A Blog by Jonathan Low

 

May 13, 2014

Department of Wishful Thinking: Mercedes Wants to Believe the Suburbs Are the Future

Belief systems are stronger than information systems. So when one of the world's predominant mega-trends suggests that the future for your core product may be at risk, what's the best thing to do? Adapt, refocus or ignore the data and claim it means something else?


Well, if you work in many major corporations all that embracing change and disrupting the organization stuff looks nice on inspirational posters, but if you want to keep your job, let alone get ahead, you're probably better off not getting too far in front of the managerial crowd.

Which means, if you work at Daimler Benz, the company that produces the Mercedes, you take all that data about urbanization increasing by 40 percent and claim its a peaking trend, bound to begin reversing itself any day now. Because if you dont do that, the consultants will arrive and before too long the right-sizing will begin.

Hey, that might happen anyway, this being the global economy and all, where progress is relentless and you may be redundant. But as the following article explains, there is some evidence that suburbs are growing too - albeit not as fast as cities. And, oh by the way, much of that growth is from lower income demographics being chased out of gentrifying city neighborhoods. The upside is that Mercedes makes buses, so, you know, it's all good. JL

Ariel Schwartz reports in Fast Company:

The company says the U.S. suburbs aren't dead after all. But, for a company that wants to sell cars, is it a case of seeing what you want to believe?
Around the world, mega-cities are shooting up in the skies seemingly overnight, and according to some predictions, the planet's urban population will double in the next 40 years. But while urbanists are cheering for a future full of cities, Mercedes Benz is planning for a future of suburbs, at least in the U.S.
"You’ll read in the media that the car is dead, Gen Y isn’t interested [in the car]. Part of our role in company is to take conventional wisdom and dispute it," says Eric Larsen, the director of Mercedes-Benz's society and technology research group, who is based at the company's R&D facility in Silicon Valley. "The U.S. is a unique market, with the rise of mega-suburbs, not mega-cities. It's good news for our company. The car is going to be the dominant form of transportation in the U.S. for the long term."

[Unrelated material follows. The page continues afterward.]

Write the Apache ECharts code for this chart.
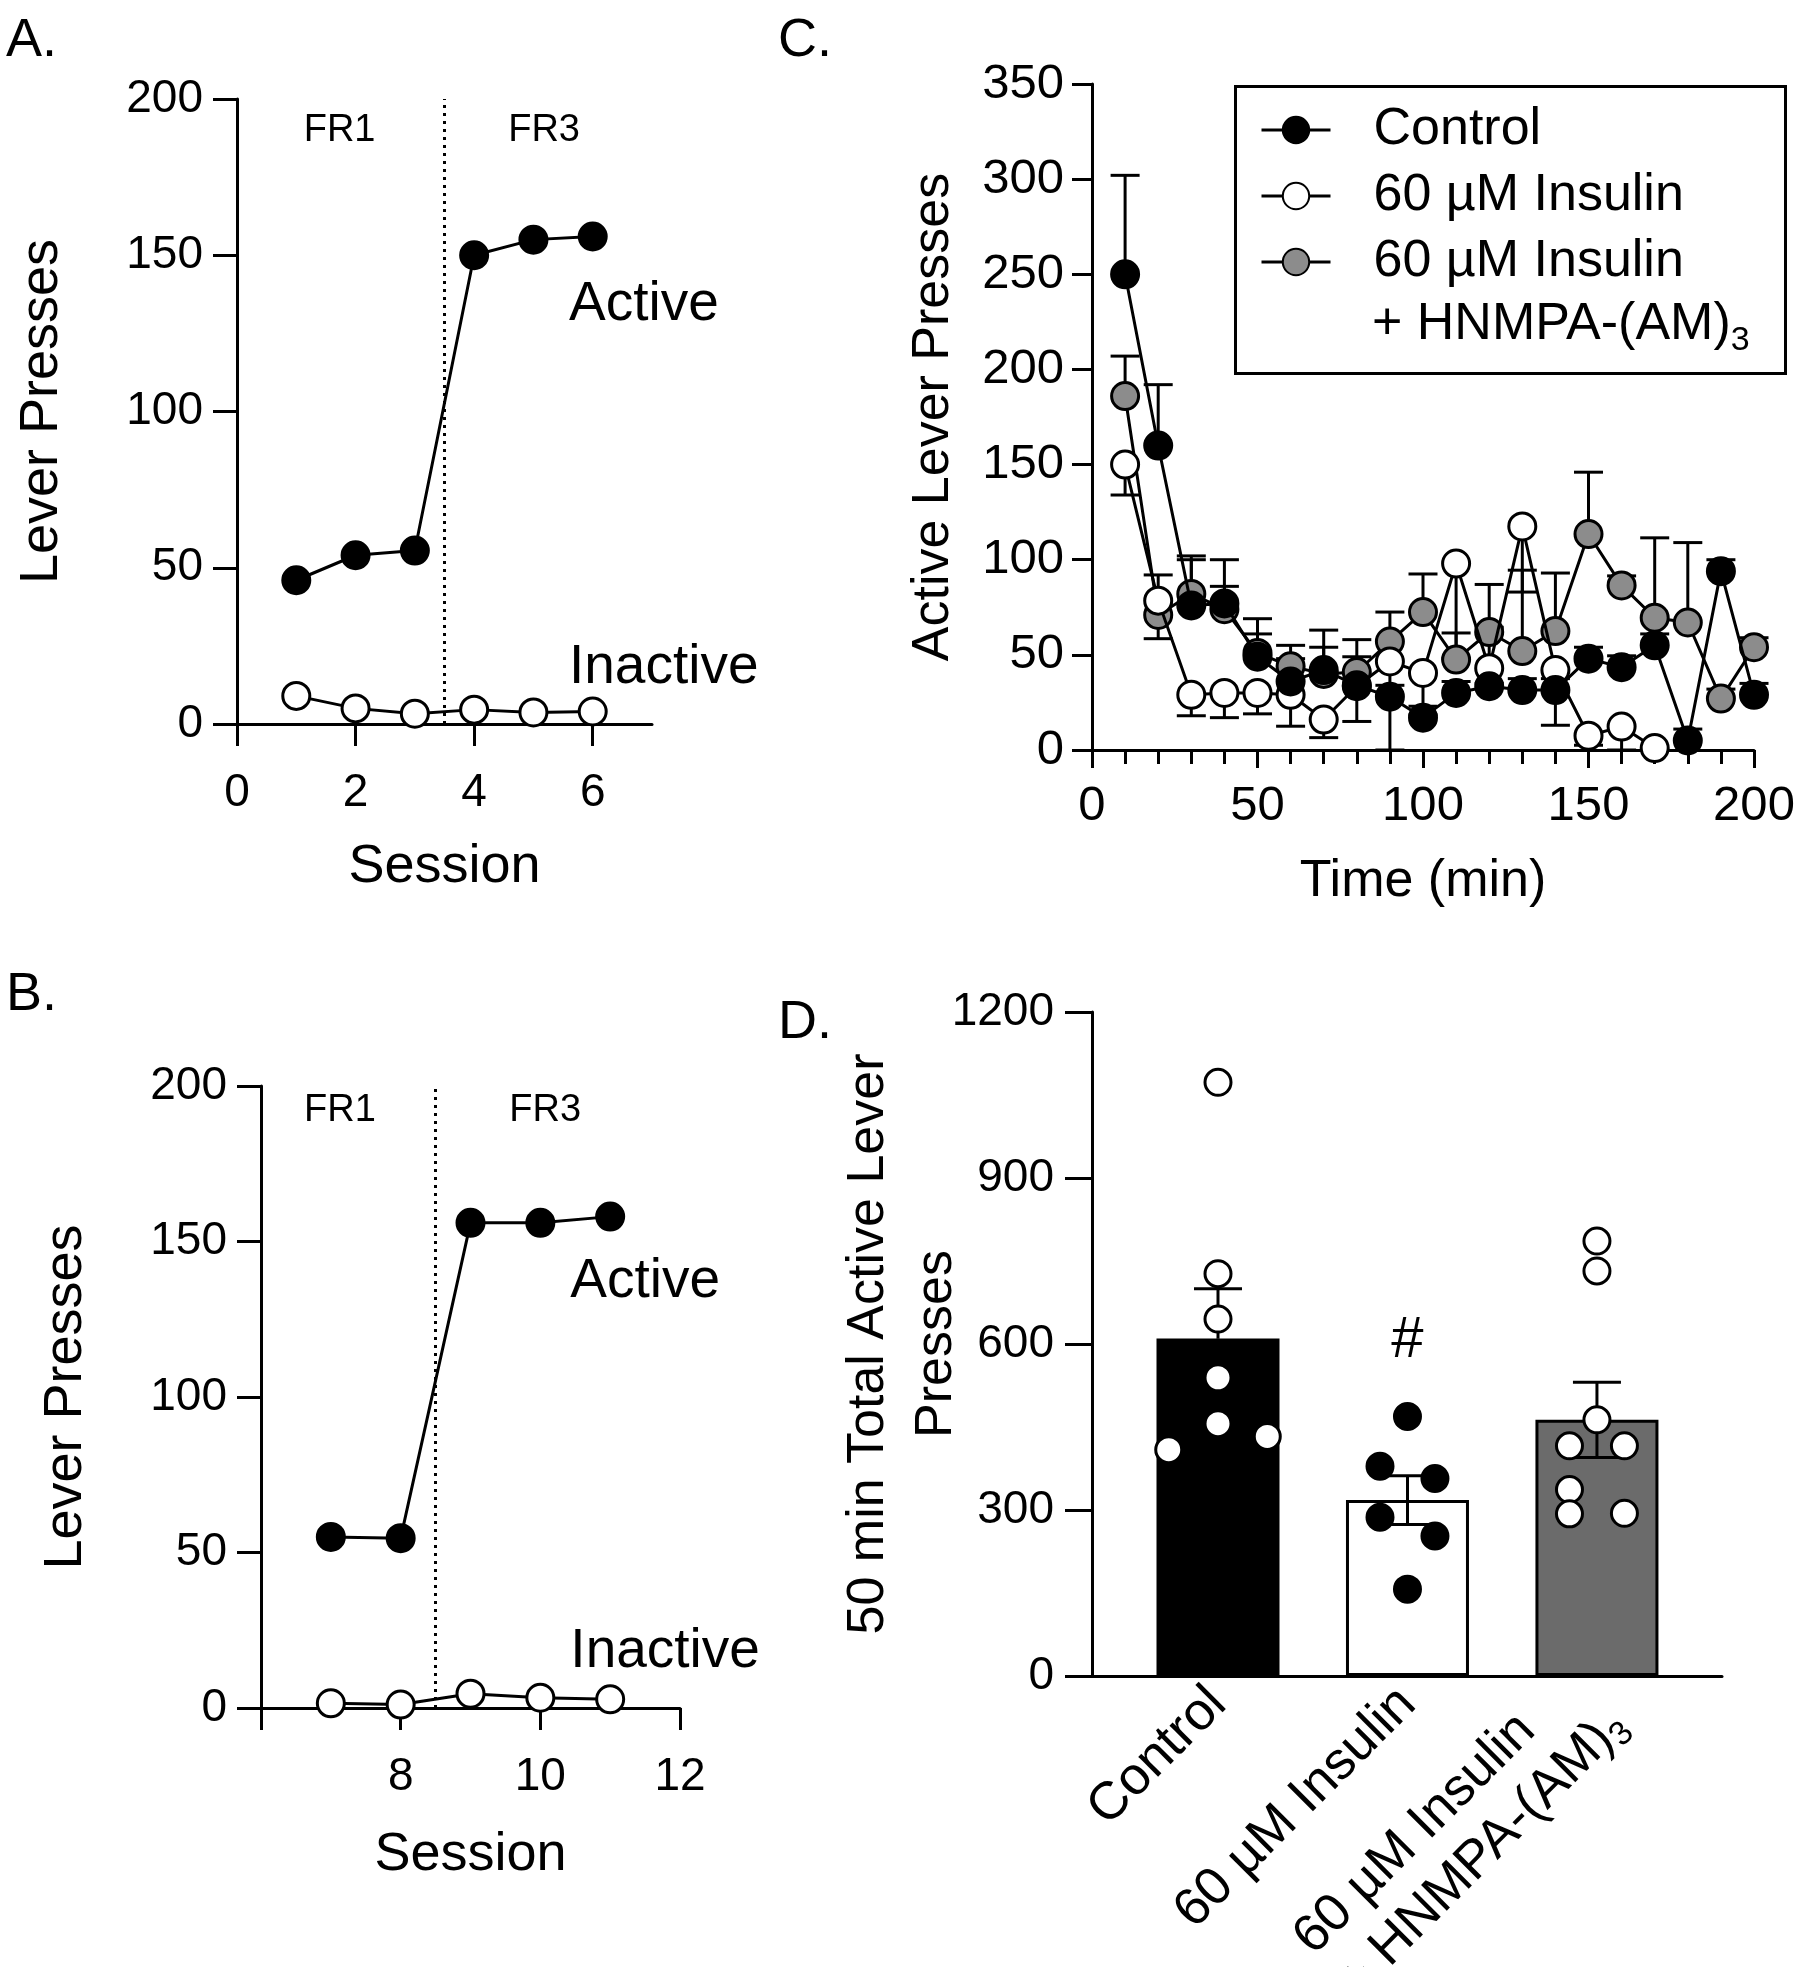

Larsen points out that though mega-cities are transforming countries like Brazil, India, and China, the U.S. has an incredibly low density of urbanized areas. Between 2000 and 2010, almost all the growth in major metro areas was in the suburbs, according to census data.
"The myth is that people are tired of suburbs and moving into cities. That is simply not true. It's not a very interesting story to say, 'Well, another 100 couples moved to the exurbs and had three kids each,'" he says.
Of course, it's good news for Mercedes if people really are sticking to the suburbs. As Larsen is quick to point out, the suburbs are built for cars.
But the demographics have started to shift in recent years. While many large cities grew slowly (and in some cases, lost residents) from 2000 to 2010, cities with a population of over half a million people grew faster in 2010 to 2012 than they did on average compared to the previous 10 years, according to census data. And for 16 of the 20 biggest cities in the country, growth sped up from 2011 to 2012 compared to 2010 to 2011. The Brookings Institute elaborates:
The faster growth of large cities might relate to the continued slowdown in suburban growth, held back by a still-lagging housing market. In 2010-11, big cities in the nation’s largest metropolitan areas grew faster than their suburbs for the first time since the 1920s, a trend that prevailed again in 2011-12 (Figure 2). Among the 51 metropolitan areas with more than one million residents, 24 saw their cities grow faster than their suburbs from 2011 to 2012 (Table 2, PDF). That was true of just 8 metro areas from 2000 to 2010.
Of course, the suburbs of Sunbelt metropolitan areas like Austin, Houston, and Orlando continue to grow very fast. Yet their big cities are also growing rapidly, faster relative to their suburbs than in the 2000s.
Also from Brookings, a chart detailing the city/suburb growth swap:


But George Masnick, a fellow at the Joint Center for Housing Studies at Harvard University, explains in a blog post that the numbers are more complex than Brookings lets on (read his post for more detail on growth rates vs. growth numbers). He concludes:
During the next decade, some of the factors that have depressed housing turnover in the suburbs in recent years should run their course. New housing construction will be needed to accommodate adult population growth from aging echo boomers, and possibly the next wave of immigrants. This should largely take place outside of primary cities--where land is more readily available.
This is all to say that despite the dwindling desires of young city-dwellers to eventually move out to and have kids in the suburbs, Mercedes may be right--it doesn't need to worry about its suburban market for the time-being in the U.S.
The company points out that suburbia does have its advantages for sustainable vehicle development (namely, the fact that someone in the suburbs with enough space for a garage can charge their electric vehicle in that garage). But since suburbia is now home to the fastest-growing and biggest population of poor people in the U.S., we have to also hope that suburban public transportation infrastructure grows alongside vehicle purchases.